A Buddhist Chinese dissident outspoken on Tibet and other sensitive topics was jailed for three-and-a-half years on Thursday, a conviction likely to become a focus of rights campaigns ahead of the Beijing Olympics.
Hu Jia, 34, was found guilty of ‘inciting subversion of state power’ for criticising the ruling Communist Party, a verdict at which the United States expressed dismay.
“In this Olympic year, we urge China to seize the opportunity to put its best face forward and take steps to improve its record on human rights and religious freedom,” the US Embassy
The official Xinhua news agency said Hu had made a ‘confession of crime and acceptance of punishment’, leading the court to issue a relatively light sentence. Hu’s two lawyers said he had acknowledged ‘excesses’.
“In the end, I think that he came to accept that some of his statements were contrary to the law as it stands,” said defence lawyer Li Jinsong.
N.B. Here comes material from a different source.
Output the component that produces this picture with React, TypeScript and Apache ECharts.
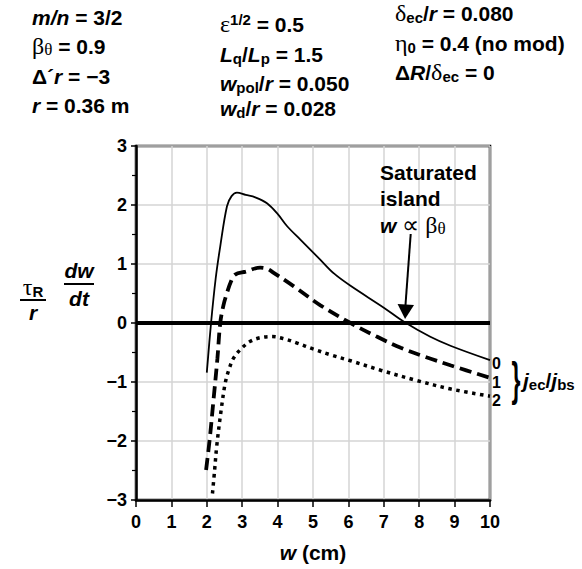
import React, { useEffect, useRef } from "react";
import * as echarts from "echarts";

// ---- data ----
const xTicks = [0, 1, 2, 3, 4, 5, 6, 7, 8, 9, 10];
const yTicks = [-3, -2, -1, 0, 1, 2, 3];

// j_ec/j_bs = 0  (solid)
const curve0: [number, number][] = [
  [2.0, -0.84], [2.12, 0], [2.25, 0.75], [2.38, 1.3], [2.57, 1.98], [2.7, 2.15],
  [2.85, 2.21], [3.1, 2.17], [3.37, 2.13], [3.7, 2.03], [4.0, 1.85], [4.27, 1.64],
  [4.65, 1.41], [5.21, 1.07], [5.59, 0.84], [6.06, 0.63], [7.0, 0.26], [7.57, 0.02],
  [8.3, -0.23], [8.9, -0.39], [10, -0.63],
];
// j_ec/j_bs = 1  (dashed)
const curve1: [number, number][] = [
  [1.98, -2.49], [2.08, -1.98], [2.19, -1.3], [2.3, -0.6], [2.38, 0], [2.47, 0.3],
  [2.57, 0.51], [2.68, 0.7], [2.8, 0.82], [3.1, 0.87], [3.51, 0.94], [3.7, 0.92],
  [3.89, 0.85], [4.46, 0.62], [5.21, 0.3], [6.06, 0], [6.8, -0.23], [7.48, -0.42],
  [8.2, -0.58], [8.9, -0.72], [10, -0.93],
];
// j_ec/j_bs = 2  (dotted)
const curve2: [number, number][] = [
  [2.16, -2.89], [2.22, -2.5], [2.28, -2.09], [2.4, -1.5], [2.52, -1.02], [2.63, -0.78],
  [2.76, -0.59], [3.0, -0.42], [3.23, -0.31], [3.5, -0.25], [3.84, -0.23], [4.2, -0.27],
  [4.55, -0.34], [5.0, -0.44], [5.5, -0.54], [6.06, -0.64], [6.91, -0.8], [7.9, -0.97],
  [8.9, -1.12], [10, -1.24],
];
const zeroLine: [number, number][] = [[0, 0], [10, 0]];
const curveLabels = ["0", "1", "2"];
const arrowTarget: [number, number] = [7.6, 0];

// ---- styles ----
const SANS = "'Liberation Sans', Arial, Helvetica, sans-serif";
const SERIF = "'Liberation Serif', 'Times New Roman', serif";
const F = 21;
const LH = 24;

const rich = {
  b: { fontFamily: SANS, fontWeight: "bold", fontSize: F, lineHeight: LH, fill: "#000" },
  i: { fontFamily: SANS, fontWeight: "bold", fontStyle: "italic", fontSize: F, lineHeight: LH, fill: "#000" },
  g: { fontFamily: SERIF, fontSize: 24, lineHeight: LH, fill: "#000" },
  gs: { fontFamily: SERIF, fontSize: 17, lineHeight: 14, verticalAlign: "bottom", fill: "#000" },
  s: { fontFamily: SANS, fontWeight: "bold", fontSize: 15, lineHeight: 12, verticalAlign: "bottom", fill: "#000" },
  p: { fontFamily: SANS, fontWeight: "bold", fontSize: 15, lineHeight: 12, verticalAlign: "top", fill: "#000" },
};

function txt(x: number, y: number, text: string, align = "left") {
  return {
    type: "text",
    x,
    y,
    z: 100,
    style: { text, rich, align, verticalAlign: "middle", fill: "#000" },
  };
}

const fmtY = (v: number) => (v < 0 ? "\u2212" + Math.abs(v) : String(v));

export default function App() {
  const ref = useRef<HTMLDivElement>(null);
  useEffect(() => {
    const chart = echarts.init(ref.current!, null, { renderer: "svg" });
    const tickFont = { fontFamily: SANS, fontWeight: "bold" as const, fontSize: 18, color: "#000" };
    chart.setOption({
      animation: false,
      grid: {
        left: 136, top: 146, width: 354, height: 354,
        show: true, borderColor: "#000", borderWidth: 2.5, backgroundColor: "transparent",
      },
      xAxis: {
        type: "value", min: xTicks[0], max: xTicks[xTicks.length - 1], interval: 1,
        axisLine: { show: true, onZero: false, lineStyle: { color: "#000", width: 2.5 } },
        axisTick: { show: true, length: 7, lineStyle: { color: "#000", width: 1.5 } },
        splitLine: { show: true, lineStyle: { color: "#d4d4d4", width: 1.5 } },
        axisLabel: { ...tickFont, margin: 13 },
      },
      yAxis: {
        type: "value", min: yTicks[0], max: yTicks[yTicks.length - 1], interval: 1,
        axisLine: { show: true, onZero: false, lineStyle: { color: "#000", width: 2.5 } },
        axisTick: { show: true, length: 5, lineStyle: { color: "#000", width: 1.5 } },
        minorTick: { show: true, splitNumber: 2, length: 4, lineStyle: { color: "#000", width: 1.2 } },
        splitLine: { show: true, lineStyle: { color: "#d4d4d4", width: 1.5 } },
        axisLabel: { ...tickFont, margin: 9, formatter: fmtY },
      },
      series: [
        {
          type: "line", data: zeroLine, symbol: "none", z: 1,
          lineStyle: { color: "#000", width: 4 },
        },
        {
          type: "line", data: curve0, symbol: "none", smooth: 0.35, z: 3,
          lineStyle: { color: "#000", width: 1.8 },
        },
        {
          type: "line", data: curve1, symbol: "none", smooth: 0.35, z: 3,
          lineStyle: { color: "#000", width: 3.8, type: [12, 6], cap: "butt" },
        },
        {
          type: "line", data: curve2, symbol: "none", smooth: 0.35, z: 3,
          lineStyle: { color: "#000", width: 3.5, type: [3.5, 4.5], cap: "butt" },
        },
      ],
    });

    const tip = chart.convertToPixel({ gridIndex: 0 }, arrowTarget) as number[];
    const tx = tip[0];
    const ty = tip[1] - 4;

    chart.setOption({
      graphic: [
        // parameter blocks
        txt(32, 17, "{i|m/n}{b| = 3/2}"),
        txt(32, 46, "{g|β}{gs|θ}{b| = 0.9}"),
        txt(32, 76, "{b|Δ´}{i|r}{b| = \u22123}"),
        txt(32, 105, "{i|r}{b| = 0.36 m}"),

        txt(220, 24, "{g|ε}{p|1/2}{b| = 0.5}"),
        txt(220, 54, "{i|L}{s|q}{b|/}{i|L}{s|p}{b| = 1.5}"),
        txt(220, 83, "{i|w}{s|pol}{b|/}{i|r}{b| = 0.050}"),
        txt(220, 108, "{i|w}{s|d}{b|/}{i|r}{b| = 0.028}"),

        txt(395, 13, "{g|δ}{s|ec}{b|/}{i|r}{b| = 0.080}"),
        txt(395, 43, "{g|η}{s|0}{b| = 0.4 (no mod)}"),
        txt(395, 72, "{b|Δ}{i|R}{b|/}{g|δ}{s|ec}{b| = 0}"),

        // y axis label
        txt(33, 287, "{g|τ}{s|R}", "center"),
        { type: "line", shape: { x1: 20, y1: 300, x2: 46, y2: 300 }, style: { stroke: "#000", lineWidth: 2 } },
        txt(33, 312, "{i|r}", "center"),
        txt(79, 270, "{i|dw}", "center"),
        { type: "line", shape: { x1: 64, y1: 284, x2: 94, y2: 284 }, style: { stroke: "#000", lineWidth: 2 } },
        txt(79, 298, "{i|dt}", "center"),

        // x axis title
        txt(313, 552, "{i|w}{b| (cm)}", "center"),

        // annotation
        txt(380, 172, "{b|Saturated}"),
        txt(380, 198, "{b|island}"),
        txt(380, 225, "{i|w}{g| ∝ β}{gs|θ}"),
        { type: "line", shape: { x1: 410.7, y1: 234, x2: tx, y2: ty - 8 }, style: { stroke: "#000", lineWidth: 2 } },
        {
          type: "polygon",
          shape: { points: [[tx, ty], [tx - 7.5, ty - 15], [tx + 9, ty - 14]] },
          style: { fill: "#000" },
        },

        // right side curve labels
        ...curveLabels.map((l, k) => ({
          type: "text",
          x: 492,
          y: [363, 382, 400][k],
          style: { text: l, fontFamily: SANS, fontWeight: "bold", fontSize: 16, lineHeight: 16, fill: "#000", align: "left", verticalAlign: "middle" },
        })),
        {
          type: "text", x: 516, y: 379, scaleX: 0.5,
          style: { text: "}", fontFamily: SANS, fontWeight: "bold", fontSize: 46, fill: "#000", align: "center", verticalAlign: "middle" },
        },
        txt(523, 380, "{i|j}{s|ec}{b|/}{i|j}{s|bs}"),
      ],
    });
    return () => chart.dispose();
  }, []);
  return <div ref={ref} style={{ position: "absolute", left: 0, top: 0, width: 582, height: 569 }} />;
}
Hu has 10 days starting on Friday to decide whether to appeal, but Li said he was unlikely to do so.
The ‘inciting subversion’ charge can attract a jail term of five years or longer, and before the hearing lawyer Li Fangping said a long sentence was likely. After the hearing he said he was unaware of any deal in return for the sentence.
China’s Foreign Ministry defended the verdict and said critics were interfering in the country’s internal affairs.
“We will not stop implementing the rule of law ahead of holding the Olympics,” spokeswoman Jiang Yu said.
Another Chinese dissident, Yang Chunlin, who called for human rights to take precedence over the Olympic Games, was sentenced to five years in jail in late March for the same crime.
Foreign reporters and diplomats were excluded from Hu’s hearing but Xinhua gave details of the offences.
The court heard that from August 2006 to October 2007, Hu published articles on overseas-run Web sites, made comments in interviews with foreign media and “repeatedly instigated other people to subvert the state’s political power and socialist system”, Xinhua said.
In two Web site articles, one on law enforcement ahead of last year’s Communisty Party Congress, and one entitled “One Country Doesn’t Need Two Systems”, Hu spread “malicious rumours and committed libel”, Xinhua quoted the verdict as saying.
Dozens of well-wishers gathered outside the court to express support for Hu and rowdily air their own grievances.
“Hu Jia is a hero to us because he stood up to speak out, so we should also speak out,” said one of them, Li Hai.
International human rights groups were quick to condemn the verdict.
“This verdict is a slap in the face for Hu Jia and a warning to any other activists in China who dare to raise human rights concerns publicly,” said Mark Allison of Amnesty International.
“It also betrays promises made by Chinese officials that human rights would improve in the run-up to the Olympics.”
WIFE UNDER HOUSE ARREST
Starting with advocacy for rural AIDS sufferers, Hu emerged as one of the nation’s most vocal advocates of democratic rights, religious freedom and self-determination for Tibet, recently shaken by protests and a security crackdown.
“Hu spread malicious rumours, and committed libel in an attempt to subvert the state’s political power and socialist system,” the court said, according to Xinhua.
US Secretary of State Condoleezza Rice raised Hu’s case when in Beijing in February, and the European Union and other Western governments have also pressed China on the matter.
Hu’s relatively rapid trial suggested authorities wanted to get it out of the way well before the Games, said Joshua Rosenzweig of the Duihua Foundation, a San Francisco-based group that works to free Chinese political prisoners.
“I think a lot of people hoped that, given the damage that China’s international image has suffered over the past few weeks. Hu would have been treated with more leniency,” Rosenzweig said.
Hu was detained by police in late December after spending more than 200 days under house arrest in a Beijing apartment complex.
Hu’s wife, Zeng Jinyan, who has also often criticised the Chinese government, and their infant daughter remain under house arrest and their telephone is cut off. Zeng attended the hearing, emerging with her baby from the courthouse visibly upset before being whisked away in a police vehicle.